Un titre, ça trompe énormément. Ceux qui pensent que « le socialisme pour les nuls » est un aimable guide vite lu vite oublié seront surpris par le sérieux et l’exhaustivité du livre écrit à quatre mains par deux auteurs familiers de ces colonnes. On sait ce qui a fait le succès incroyable de la collection des éditions First : rendre accessible des questions parfois compliquées ou très spécialisées via des ouvrages de vulgarisation un brin humoristiques. François Hollande ne démentira pas l’intérêt de ladite collection, lui qui fut surpris un exemplaire de « l’histoire de France pour les nuls » à la main. Pas de raison de se moquer : plusieurs dizaines de milliers de ses compatriotes y redécouvrirent avec intérêt le tumultueux récit national.
Le livre de Bergounioux et Lefebvre répond parfaitement au cahier des charges fixé par les éditeurs : chaque séquence chronologique (cinq en tout, de la « naissance d’une grande idée, 1789-1870 » au « défi du renouveau »-de 1995 à nos jours-) est subdivisée en chapitres clairs, agrémentés d’encarts informatifs, de mini biographies, de citations, qui éclairent un texte très pédagogique.
Des balbutiements des origines au marasme d’aujourd’hui, aucune étape de l’histoire socialiste n’est oubliée : la création de la SFIO en 1905, le grand schisme de 1920, le Front populaire de 1936, le Front républicain de 1956, la fondation du PS en 1971, la victoire de 1981, etc…
Mais les auteurs s’attachent aussi à retracer l’évolution d’une doctrine, façonnée par un siècle de débats mais surtout par la confrontation permanente avec la réalité sociale, via l’exercice du pouvoir. C’est l’un des principaux mérites de cet ouvrage : expliquer clairement et simplement comment se constitue un courant de pensée, traversé par des sensibilités diverses, parfois même antagonistes. Car l’histoire du socialisme n’est pas un long fleuve tranquille : scissions, déchirements, confrontations violentes, l’unité ne s’est pas faite en un jour et reste toujours fragile.
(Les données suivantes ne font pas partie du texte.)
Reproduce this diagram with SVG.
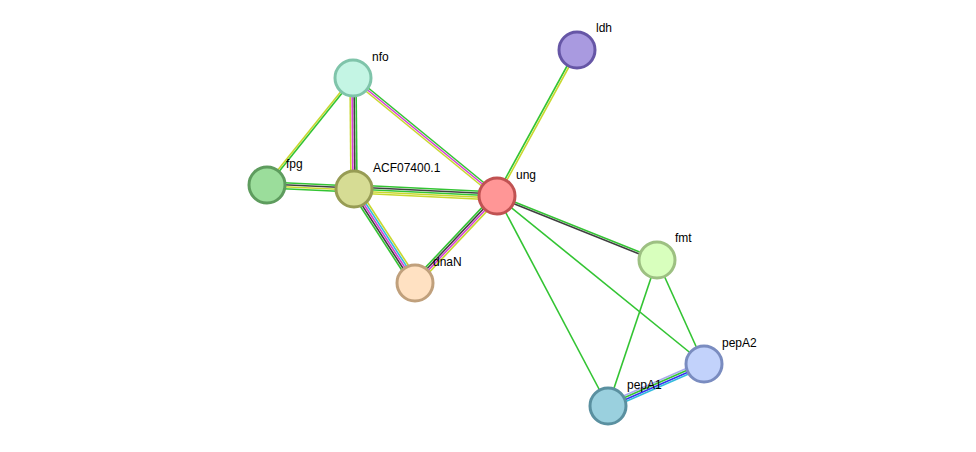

Enfin, le « socialisme pour les nuls » traite beaucoup…des socialistes. Les grands ancêtres (Jaurès, Blum,) les incontournables (Mitterrand, Rocard, Mauroy…), les personnages importants aujourd’hui grossièrement caricaturés (les noms de Mollet ou Guesde, jetés aujourd’hui à des contradicteurs comme une insulte ultime) sont évidemment convoqués mais Bergounioux et Lefebvre laissent une large place à une multitude de figures méconnues ou oubliées, que l’on (re) découvre avec intérêt.
Les deux derniers chapitres de l’ouvrage sont d’ailleurs uniquement consacrés aux personnalités du courant socialiste, classés par « famille » (les dix grandes figures, les dix figures du socialisme municipal, les dix dirigeants d’aujourd’hui, etc..). Une cinquantaine de biographies donc, et des choix qui surprendront…voire agaceront. Même les plus grands fans de François Rebsamen seront embarrassés en découvrant que celui-ci compte désormais parmi les « grandes personnalités socialistes », aux côtés de Savary, Poperen ou Chevènement !!
Passons là-dessus. « Le socialisme pour les nuls » est un ouvrage utile, agréable à lire, qui passionnera autant les solférinologues pointus que les simples curieux. Un livre qui séduira les amateurs d’histoire et de politique donc, mais qui peut constituer aussi le cadeau de noël idéal pour le cousin sympathisant, voire le guide de rattrapage à l’usage des ambitieux qui rêvent d’imprimer leur marque dans l’histoire séculaire du socialisme.